Why Technology Doesn’t Replace Manual Work (and What Does)
Manual work exists because the operation requires it. But, it disappears when systems provide real-time context teams can trust.
In many yard operations, technology has been added, but the way work gets done has not changed.
Manual Work Was Built for a Reason
In most yard environments, manual processes are not a sign of inefficiency. They are a response to it.
Teams call to confirm arrivals, check rows to locate equipment, and verify information before assigning the next move. These actions are not unnecessary. They are how the operation stays aligned when conditions are constantly changing and information is not always reliable in real time.
Manual work exists because it works.
What Happens When Technology is Added
Organizations introduce technology to improve visibility and coordination, but the underlying workflow often remains unchanged.
Systems capture data, but people still interpret it and verify before acting. A driver arrives, but someone confirms the check-in. Equipment is recorded, but someone still walks the yard to locate it. A move is planned, but dispatch waits for confirmation before assigning it.
The result is a layered process where technology and manual work coexist. Instead of replacing effort, the system adds another step that teams must work around.
Why Operations Hold onto Manual Steps
Operations teams are measured on execution, not experimentation. When information is incomplete or delayed, they cannot afford to assume it is correct.
They verify because they have to.
When location data is uncertain, they search. When conditions change, they adapt using the tools they trust, which are often manual.
These behaviors are not resistance to change. They are a form of risk management.
Where the Friction Comes From
The issue is not the presence of technology. It is the gap between what systems show and what is actually happening.
Data is captured, but it is not always current. Updates are recorded, but they may lag behind movement. Context exists, but it is fragmented across systems.
Teams close that gap themselves by calling, checking, and confirming before acting. Each step adds a small delay, and across the operation those delays compound into lost time and reduced throughput. The work gets done, but it takes more effort than it should.
The Cost of Working Around the System
Manual steps are effective in the moment, but they introduce friction across the day.
Small delays accumulate. Decisions take longer than they should. Equipment sits idle while teams verify what should already be known.
Across the industry, dwell remains one of the largest sources of inefficiency in yard operations. Even small delays at each decision point can add up to hours of lost time over the course of a day.
What Has to Change
Replacing manual work does not start with adding more tools. It starts with removing the need for verification.
That requires visibility that reflects what is happening now, not what was recorded earlier.
Arrival should not need to be confirmed, location should not need to be searched, and assignments should not depend on manual validation. When the operation has access to reliable, real-time context, those steps are no longer required.
Working Smarter, Not Harder
This is not about asking teams to do less. It is about enabling them to do the same work with less friction.
When the system reflects current conditions, decisions can be made immediately. Dispatch can assign work without waiting, drivers can move with clear direction, and equipment can be located without searching. The operation improves not because people are working harder, but because they no longer need to compensate for gaps in information.

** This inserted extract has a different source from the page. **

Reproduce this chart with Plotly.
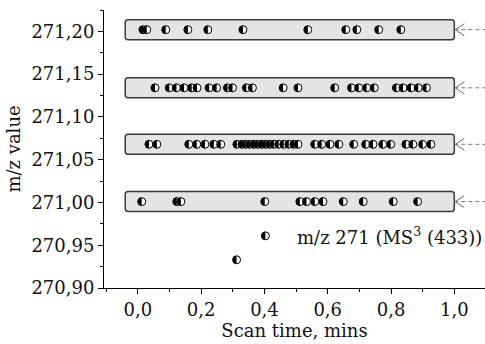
import plotly.graph_objects as go

# ---- data ----
levels = [271.202, 271.134, 271.068, 271.001]
row1_x = [0.016, 0.028, 0.088, 0.158, 0.221, 0.332, 0.537, 0.657, 0.692, 0.761, 0.831]
row2_x = [0.054, 0.099, 0.122, 0.146, 0.170, 0.187, 0.225, 0.249, 0.283, 0.299, 0.343,
          0.362, 0.459, 0.506, 0.622, 0.675, 0.698, 0.723, 0.747, 0.817, 0.838, 0.863,
          0.886, 0.912]
row3_x = [0.035, 0.060, 0.161, 0.186, 0.212, 0.240, 0.262, 0.313, 0.329, 0.341, 0.354,
          0.367, 0.379, 0.392, 0.404, 0.417, 0.430, 0.445, 0.461, 0.477, 0.493, 0.506,
          0.559, 0.581, 0.607, 0.635, 0.682, 0.720, 0.743, 0.774, 0.799, 0.847, 0.869,
          0.900, 0.926]
row4_x = [0.012, 0.123, 0.136, 0.401, 0.512, 0.533, 0.559, 0.585, 0.649, 0.712, 0.807, 0.884]
extra_x = [0.312]
extra_y = [270.933]

legend_x = 0.403
legend_y = 270.961
legend_label = "m/z 271 (MS<sup>3</sup> (433))"

x_tickvals = [0.0, 0.2, 0.4, 0.6, 0.8, 1.0]
x_ticktext = ["0,0", "0,2", "0,4", "0,6", "0,8", "1,0"]
y_tickvals = [270.90, 270.95, 271.00, 271.05, 271.10, 271.15, 271.20]
y_ticktext = ["270,90", "270,95", "271,00", "271,05", "271,10", "271,15", "271,20"]

x_range = [-0.107, 1.097]
y_range = [270.90, 271.225]
bar_x = [-0.04, 1.0]
bar_half = 0.0117

rows = [row1_x, row2_x, row3_x, row4_x]
xs, ys = [], []
for lv, rx in zip(levels, rows):
    xs += rx
    ys += [lv] * len(rx)
xs += extra_x
ys += extra_y

FONT = "DejaVu Serif"
FS = 18
TXT = "#111111"

fig = go.Figure()
# white circles with black outline (right half shows white)
fig.add_trace(go.Scatter(
    x=xs, y=ys, mode="markers",
    marker=dict(symbol="circle", size=8, color="white", line=dict(color="black", width=1)),
    showlegend=False, hoverinfo="x+y"))
# legend marker
fig.add_trace(go.Scatter(
    x=[legend_x], y=[legend_y], mode="markers",
    marker=dict(symbol="circle", size=8, color="white", line=dict(color="black", width=1)),
    showlegend=False, hoverinfo="skip"))

k = 2.21
half_path = f"M 0,4 C {-k},4 -4,{k} -4,0 C -4,{-k} {-k},-4 0,-4 Z"

shapes = []
rx_, ry_ = 0.009, 0.0035
for lv in levels:
    x0, x1 = bar_x
    y0, y1 = lv - bar_half, lv + bar_half
    path = (f"M {x0+rx_},{y0} L {x1-rx_},{y0} Q {x1},{y0} {x1},{y0+ry_} "
            f"L {x1},{y1-ry_} Q {x1},{y1} {x1-rx_},{y1} L {x0+rx_},{y1} "
            f"Q {x0},{y1} {x0},{y1-ry_} L {x0},{y0+ry_} Q {x0},{y0} {x0+rx_},{y0} Z")
    shapes.append(dict(type="path", path=path, xref="x", yref="y",
                       fillcolor="#e4e4e4", line=dict(color="#3a3a3a", width=1.5),
                       layer="below"))
    shapes.append(dict(type="line", xref="x", yref="y", x0=x1, x1=x_range[1],
                       y0=lv, y1=lv, layer="below",
                       line=dict(color="#777777", width=1, dash="4px,3px")))
    shapes.append(dict(type="path", xref="x", yref="y", xsizemode="pixel",
                       ysizemode="pixel", xanchor=x1, yanchor=lv,
                       path="M 10,6 L 1,0 L 10,-6", line=dict(color="#666666", width=1)))

# black left halves of the markers, anchored at each data point
for px, py in list(zip(xs, ys)) + [(legend_x, legend_y)]:
    shapes.append(dict(type="path", xref="x", yref="y", xsizemode="pixel",
                       ysizemode="pixel", xanchor=px, yanchor=py, path=half_path,
                       fillcolor="black", line=dict(width=0), layer="above"))
fig.update_layout(shapes=shapes)

fig.add_annotation(x=legend_x + 0.095, y=legend_y, xref="x", yref="y", text=legend_label,
                   showarrow=False, xanchor="left",
                   font=dict(family=FONT, size=FS, color=TXT))

axis_common = dict(showline=True, linecolor="black", linewidth=1, ticks="outside",
                   tickcolor="black", ticklen=5, showgrid=False, zeroline=False,
                   tickfont=dict(family=FONT, size=FS, color=TXT), mirror=False)
fig.update_xaxes(range=x_range, tickmode="array", tickvals=x_tickvals, ticktext=x_ticktext,
                 minor=dict(tick0=0, dtick=0.1, ticks="outside", ticklen=3, tickcolor="black"),
                 title=dict(text="Scan time, mins", font=dict(family=FONT, size=FS, color=TXT),
                            standoff=4),
                 **axis_common)
fig.update_yaxes(range=y_range, tickmode="array", tickvals=y_tickvals, ticktext=y_ticktext,
                 minor=dict(tick0=270.9, dtick=0.025, ticks="outside", ticklen=3, tickcolor="black"),
                 title=dict(text="m/z value", font=dict(family=FONT, size=FS, color=TXT),
                            standoff=6),
                 **axis_common)

fig.update_layout(width=485, height=344, margin=dict(l=104, r=0, t=10, b=56),
                  plot_bgcolor="white", paper_bgcolor="white", showlegend=False)

fig.write_html("out.html")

Where Technology Actually Replaces Manual Work
Technology replaces manual work when it becomes reliable enough to act on without verification.
Approaches such as computer vision combined with modern AI are beginning to enable this shift by interpreting activity as it happens and providing the context needed to understand the situation in real time.

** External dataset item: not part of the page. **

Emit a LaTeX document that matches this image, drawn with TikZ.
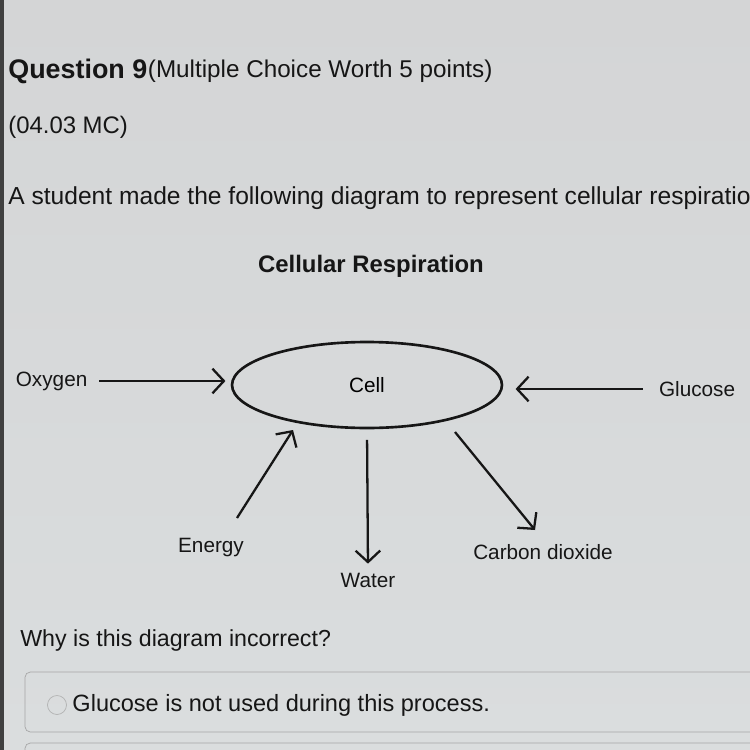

As that context becomes available, decisions no longer depend on manual confirmation. Arrival can be trusted as it happens, location does not need to be rechecked, and assignments can be made without waiting.
Instead of requiring teams to confirm what is already known, the system supports the decision directly.
Closing
Manual work did not emerge by accident. It was built to keep the operation running in the face of uncertainty.
Technology does not replace it by being present. It replaces it when the operation no longer needs it.
When records consistently reflect what is happening on the ground, the need to bridge the gap disappears and the work moves forward without interruption.
This is where a new category is beginning to take shape. Yard visibility systems provide the real-time context that allows operations to move forward without relying on manual verification.